The Shiite militia Hezbollah is designated as a terrorist group by Israel, the United States and other countries. The month-long war began when Israel responded to Hezbollah's kidnapping of two Israeli soldiers with heavy bombardment in Lebanon's south. The brief war was by any calculation extremely damaging: estimates differ, but over 1,200 Lebanese were killed (there is dispute over how many of these were civilians, and how many were Hezbollah fighters), and around 150 Israelis (soldiers and about 40 civilians) were killed. Over half a million civilians were displaced from their homes in southern Lebanon, and any Israelis left their homes, fearing attack, during the hostilities.
By "errors," Halutz means a failure to choose an effective tactic that would counter the thousands of Katyusha rockets Hezbollah fired over the Israeli border. Instead, a broader and more powerful attack that included bombing the Beirut airport and other key state infrastructures helped escalate, rather than resolve, the military conflict.
The expansion of the conflict produced broad anger among the Lebanese and widened its symbolic power in ways that ultimately helped, rather than hurt, Hezbollah. According to Halutz, the Israeli army also faced some internal resistance "on moral grounds" to attacking Lebanese villages.

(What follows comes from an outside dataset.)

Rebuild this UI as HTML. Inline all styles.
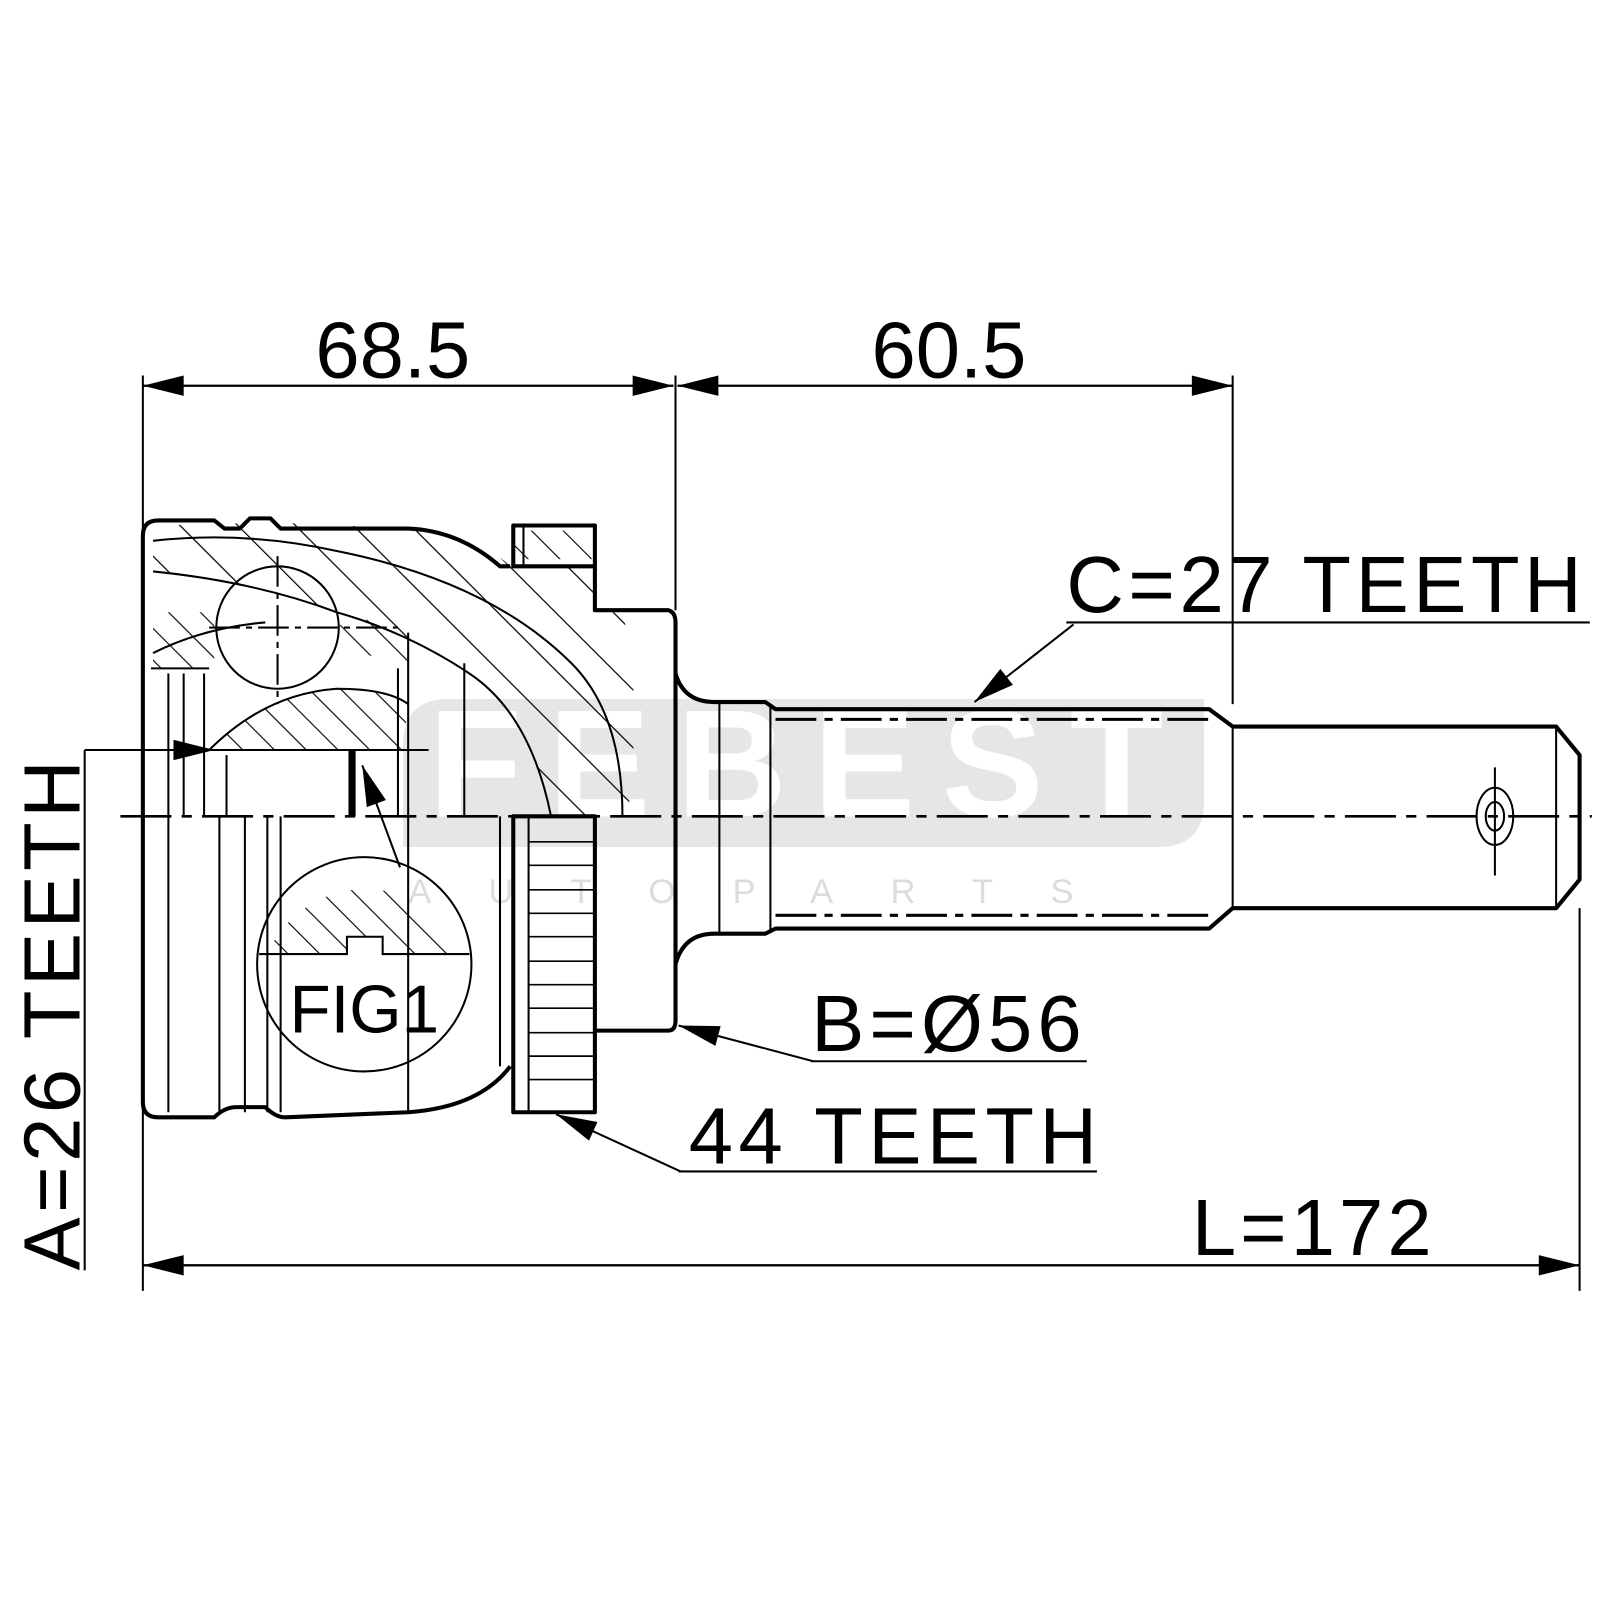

Even in short retrospect, it's possible to see how the Israel-Hezbollah war of last July reflects broader trends in international conflict between states and non-state groups, and possibly the end of conventional war as we know it. Overwhelming force not only fails in such situations, it tends to backfire. In the case of Israel and Hezbollah, Israel's massive force produced widespread repugnance among non-Shiite Lebanese, and helped raise the war's stakes, as well as Hezbollah's international profile. At the same time, the ethical tenor of the times, and perhaps the knowledge that some media is always watching, will make soldiers continue to resist engaging civilians in military conflict—so simply ordering an army to invade villages is out too.
I'm by nature an optimist, so I can't help seeing this state of affairs as an opportunity for our century to rethink cross-border conflict, and continue the search for political, social and less violent approaches to its resolution. We'll probably have to rethink what "resolution" means as well, since decisive wins will inevitably elude all combatants, as both Israel and Hezbollah have discovered.